** BEGIN MATERIAL PROVIDED **

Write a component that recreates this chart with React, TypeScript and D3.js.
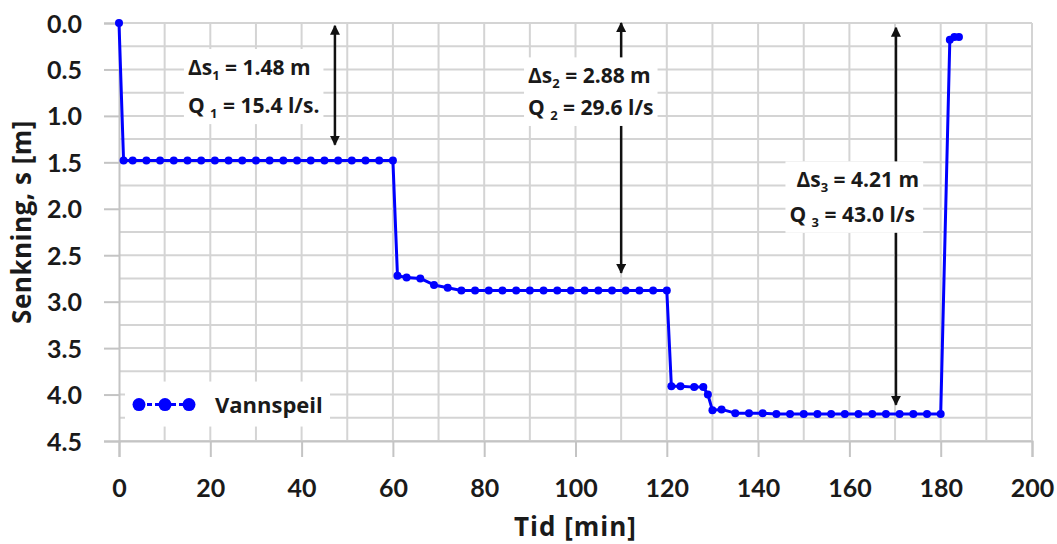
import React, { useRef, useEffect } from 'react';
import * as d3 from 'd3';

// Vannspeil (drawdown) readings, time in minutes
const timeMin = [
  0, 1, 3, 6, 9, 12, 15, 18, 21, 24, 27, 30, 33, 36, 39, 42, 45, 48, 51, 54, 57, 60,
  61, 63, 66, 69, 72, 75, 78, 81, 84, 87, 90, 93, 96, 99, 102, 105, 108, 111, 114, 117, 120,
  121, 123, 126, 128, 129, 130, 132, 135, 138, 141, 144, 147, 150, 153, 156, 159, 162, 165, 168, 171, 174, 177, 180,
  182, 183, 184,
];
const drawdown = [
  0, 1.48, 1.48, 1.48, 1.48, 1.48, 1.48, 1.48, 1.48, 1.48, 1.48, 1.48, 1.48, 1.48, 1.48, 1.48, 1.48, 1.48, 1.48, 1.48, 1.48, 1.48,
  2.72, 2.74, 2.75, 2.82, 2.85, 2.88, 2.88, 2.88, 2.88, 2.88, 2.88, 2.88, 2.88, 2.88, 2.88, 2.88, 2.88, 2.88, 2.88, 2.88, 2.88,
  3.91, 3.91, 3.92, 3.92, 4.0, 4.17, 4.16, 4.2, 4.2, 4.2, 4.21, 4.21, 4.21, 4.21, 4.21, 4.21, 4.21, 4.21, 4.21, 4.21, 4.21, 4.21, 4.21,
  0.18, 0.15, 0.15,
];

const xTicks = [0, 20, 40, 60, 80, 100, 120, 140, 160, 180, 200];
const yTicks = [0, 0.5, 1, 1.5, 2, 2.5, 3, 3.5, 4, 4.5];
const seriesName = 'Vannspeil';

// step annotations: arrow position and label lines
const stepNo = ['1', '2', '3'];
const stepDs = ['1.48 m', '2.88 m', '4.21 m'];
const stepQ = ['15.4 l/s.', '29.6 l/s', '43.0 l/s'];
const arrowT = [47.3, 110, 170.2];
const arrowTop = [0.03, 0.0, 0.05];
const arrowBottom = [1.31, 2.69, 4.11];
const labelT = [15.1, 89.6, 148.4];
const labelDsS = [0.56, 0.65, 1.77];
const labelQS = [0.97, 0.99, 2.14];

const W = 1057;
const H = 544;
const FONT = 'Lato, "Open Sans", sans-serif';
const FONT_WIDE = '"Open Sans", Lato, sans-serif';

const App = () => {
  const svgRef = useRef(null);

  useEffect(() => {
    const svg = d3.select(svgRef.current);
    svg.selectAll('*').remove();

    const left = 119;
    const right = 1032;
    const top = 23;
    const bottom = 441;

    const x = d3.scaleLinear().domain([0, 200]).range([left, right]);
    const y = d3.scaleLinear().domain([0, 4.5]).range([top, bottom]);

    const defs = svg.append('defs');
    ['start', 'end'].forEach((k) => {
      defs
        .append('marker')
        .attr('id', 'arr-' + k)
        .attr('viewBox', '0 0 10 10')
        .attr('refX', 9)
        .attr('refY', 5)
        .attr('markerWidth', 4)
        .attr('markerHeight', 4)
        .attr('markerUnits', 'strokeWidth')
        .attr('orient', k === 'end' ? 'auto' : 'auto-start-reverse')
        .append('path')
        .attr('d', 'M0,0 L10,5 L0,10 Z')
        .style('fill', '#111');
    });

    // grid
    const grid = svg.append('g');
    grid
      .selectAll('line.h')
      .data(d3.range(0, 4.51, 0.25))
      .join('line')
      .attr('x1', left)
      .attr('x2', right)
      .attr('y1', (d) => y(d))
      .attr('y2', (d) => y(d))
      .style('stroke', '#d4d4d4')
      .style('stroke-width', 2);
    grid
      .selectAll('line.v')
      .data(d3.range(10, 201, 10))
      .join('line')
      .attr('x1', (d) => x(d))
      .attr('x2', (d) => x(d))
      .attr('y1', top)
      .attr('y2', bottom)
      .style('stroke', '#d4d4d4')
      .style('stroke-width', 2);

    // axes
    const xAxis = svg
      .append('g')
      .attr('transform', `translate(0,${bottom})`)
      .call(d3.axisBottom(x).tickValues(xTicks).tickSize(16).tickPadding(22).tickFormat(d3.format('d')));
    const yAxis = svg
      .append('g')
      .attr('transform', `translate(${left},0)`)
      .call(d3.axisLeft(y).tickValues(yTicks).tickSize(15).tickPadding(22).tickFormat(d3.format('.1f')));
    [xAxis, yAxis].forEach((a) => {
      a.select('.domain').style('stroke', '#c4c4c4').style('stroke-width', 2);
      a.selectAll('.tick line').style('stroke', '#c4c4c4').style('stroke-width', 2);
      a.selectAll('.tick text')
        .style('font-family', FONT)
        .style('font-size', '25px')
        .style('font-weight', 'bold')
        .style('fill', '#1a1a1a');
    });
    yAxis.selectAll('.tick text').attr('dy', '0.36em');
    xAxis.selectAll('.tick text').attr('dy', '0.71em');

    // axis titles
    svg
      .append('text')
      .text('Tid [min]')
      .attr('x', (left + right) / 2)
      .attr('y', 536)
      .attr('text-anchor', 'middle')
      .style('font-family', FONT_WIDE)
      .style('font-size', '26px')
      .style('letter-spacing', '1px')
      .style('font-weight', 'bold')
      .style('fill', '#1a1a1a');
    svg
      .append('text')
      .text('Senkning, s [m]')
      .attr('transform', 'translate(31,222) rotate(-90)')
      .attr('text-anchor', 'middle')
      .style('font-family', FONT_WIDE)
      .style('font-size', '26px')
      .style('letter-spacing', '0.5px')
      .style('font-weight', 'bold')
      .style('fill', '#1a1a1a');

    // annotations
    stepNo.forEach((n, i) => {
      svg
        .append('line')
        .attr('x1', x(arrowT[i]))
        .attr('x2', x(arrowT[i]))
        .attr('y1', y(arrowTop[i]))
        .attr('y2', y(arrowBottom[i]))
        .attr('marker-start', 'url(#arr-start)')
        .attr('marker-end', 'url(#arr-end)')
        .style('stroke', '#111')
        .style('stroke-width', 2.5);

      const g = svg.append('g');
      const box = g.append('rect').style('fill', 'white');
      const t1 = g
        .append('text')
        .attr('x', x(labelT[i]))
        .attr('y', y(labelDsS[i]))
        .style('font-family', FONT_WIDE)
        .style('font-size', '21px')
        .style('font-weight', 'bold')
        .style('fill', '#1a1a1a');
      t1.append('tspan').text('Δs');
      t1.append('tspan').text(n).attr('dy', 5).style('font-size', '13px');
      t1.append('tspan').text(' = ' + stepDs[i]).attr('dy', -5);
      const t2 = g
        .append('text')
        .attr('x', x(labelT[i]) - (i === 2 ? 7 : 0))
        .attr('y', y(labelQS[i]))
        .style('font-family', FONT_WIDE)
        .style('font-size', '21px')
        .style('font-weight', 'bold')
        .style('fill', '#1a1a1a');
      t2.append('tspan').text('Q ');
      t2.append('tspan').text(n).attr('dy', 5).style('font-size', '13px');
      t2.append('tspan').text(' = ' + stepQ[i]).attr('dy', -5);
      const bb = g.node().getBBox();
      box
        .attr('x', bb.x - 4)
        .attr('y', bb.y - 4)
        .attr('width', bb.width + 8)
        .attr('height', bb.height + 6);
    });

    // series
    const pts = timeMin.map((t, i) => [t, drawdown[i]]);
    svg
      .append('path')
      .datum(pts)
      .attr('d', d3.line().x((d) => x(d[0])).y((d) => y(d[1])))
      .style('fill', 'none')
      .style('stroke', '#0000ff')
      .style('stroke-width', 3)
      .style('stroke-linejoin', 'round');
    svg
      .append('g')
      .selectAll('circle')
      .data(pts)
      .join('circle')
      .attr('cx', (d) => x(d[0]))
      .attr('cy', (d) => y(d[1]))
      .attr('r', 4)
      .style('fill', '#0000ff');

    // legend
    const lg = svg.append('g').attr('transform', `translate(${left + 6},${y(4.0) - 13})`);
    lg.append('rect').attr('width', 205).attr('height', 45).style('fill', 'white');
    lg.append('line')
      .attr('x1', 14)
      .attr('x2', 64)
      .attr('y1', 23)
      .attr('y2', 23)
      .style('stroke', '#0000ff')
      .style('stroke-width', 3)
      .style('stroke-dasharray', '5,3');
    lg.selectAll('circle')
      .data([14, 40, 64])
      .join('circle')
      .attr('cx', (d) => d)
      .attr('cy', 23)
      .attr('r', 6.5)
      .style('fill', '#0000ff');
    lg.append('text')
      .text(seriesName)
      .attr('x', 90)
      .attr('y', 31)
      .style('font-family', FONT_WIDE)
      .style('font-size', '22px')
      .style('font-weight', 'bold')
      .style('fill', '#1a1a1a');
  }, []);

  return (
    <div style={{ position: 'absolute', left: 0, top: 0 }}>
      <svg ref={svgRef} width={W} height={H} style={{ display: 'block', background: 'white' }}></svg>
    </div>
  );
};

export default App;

** END MATERIAL PROVIDED **

== DIRECTIONS FOR THIS TASK ==
Make an exact copy of the lines from the top of the material through the line with "d3.scaleLinear().domain([0, 4.5]).range([top, bottom]);", pictures excluded.

== FINAL RESULT ==
Write a component that recreates this chart with React, TypeScript and D3.js.
import React, { useRef, useEffect } from 'react';
import * as d3 from 'd3';

// Vannspeil (drawdown) readings, time in minutes
const timeMin = [
  0, 1, 3, 6, 9, 12, 15, 18, 21, 24, 27, 30, 33, 36, 39, 42, 45, 48, 51, 54, 57, 60,
  61, 63, 66, 69, 72, 75, 78, 81, 84, 87, 90, 93, 96, 99, 102, 105, 108, 111, 114, 117, 120,
  121, 123, 126, 128, 129, 130, 132, 135, 138, 141, 144, 147, 150, 153, 156, 159, 162, 165, 168, 171, 174, 177, 180,
  182, 183, 184,
];
const drawdown = [
  0, 1.48, 1.48, 1.48, 1.48, 1.48, 1.48, 1.48, 1.48, 1.48, 1.48, 1.48, 1.48, 1.48, 1.48, 1.48, 1.48, 1.48, 1.48, 1.48, 1.48, 1.48,
  2.72, 2.74, 2.75, 2.82, 2.85, 2.88, 2.88, 2.88, 2.88, 2.88, 2.88, 2.88, 2.88, 2.88, 2.88, 2.88, 2.88, 2.88, 2.88, 2.88, 2.88,
  3.91, 3.91, 3.92, 3.92, 4.0, 4.17, 4.16, 4.2, 4.2, 4.2, 4.21, 4.21, 4.21, 4.21, 4.21, 4.21, 4.21, 4.21, 4.21, 4.21, 4.21, 4.21, 4.21,
  0.18, 0.15, 0.15,
];

const xTicks = [0, 20, 40, 60, 80, 100, 120, 140, 160, 180, 200];
const yTicks = [0, 0.5, 1, 1.5, 2, 2.5, 3, 3.5, 4, 4.5];
const seriesName = 'Vannspeil';

// step annotations: arrow position and label lines
const stepNo = ['1', '2', '3'];
const stepDs = ['1.48 m', '2.88 m', '4.21 m'];
const stepQ = ['15.4 l/s.', '29.6 l/s', '43.0 l/s'];
const arrowT = [47.3, 110, 170.2];
const arrowTop = [0.03, 0.0, 0.05];
const arrowBottom = [1.31, 2.69, 4.11];
const labelT = [15.1, 89.6, 148.4];
const labelDsS = [0.56, 0.65, 1.77];
const labelQS = [0.97, 0.99, 2.14];

const W = 1057;
const H = 544;
const FONT = 'Lato, "Open Sans", sans-serif';
const FONT_WIDE = '"Open Sans", Lato, sans-serif';

const App = () => {
  const svgRef = useRef(null);

  useEffect(() => {
    const svg = d3.select(svgRef.current);
    svg.selectAll('*').remove();

    const left = 119;
    const right = 1032;
    const top = 23;
    const bottom = 441;

    const x = d3.scaleLinear().domain([0, 200]).range([left, right]);
    const y = d3.scaleLinear().domain([0, 4.5]).range([top, bottom]);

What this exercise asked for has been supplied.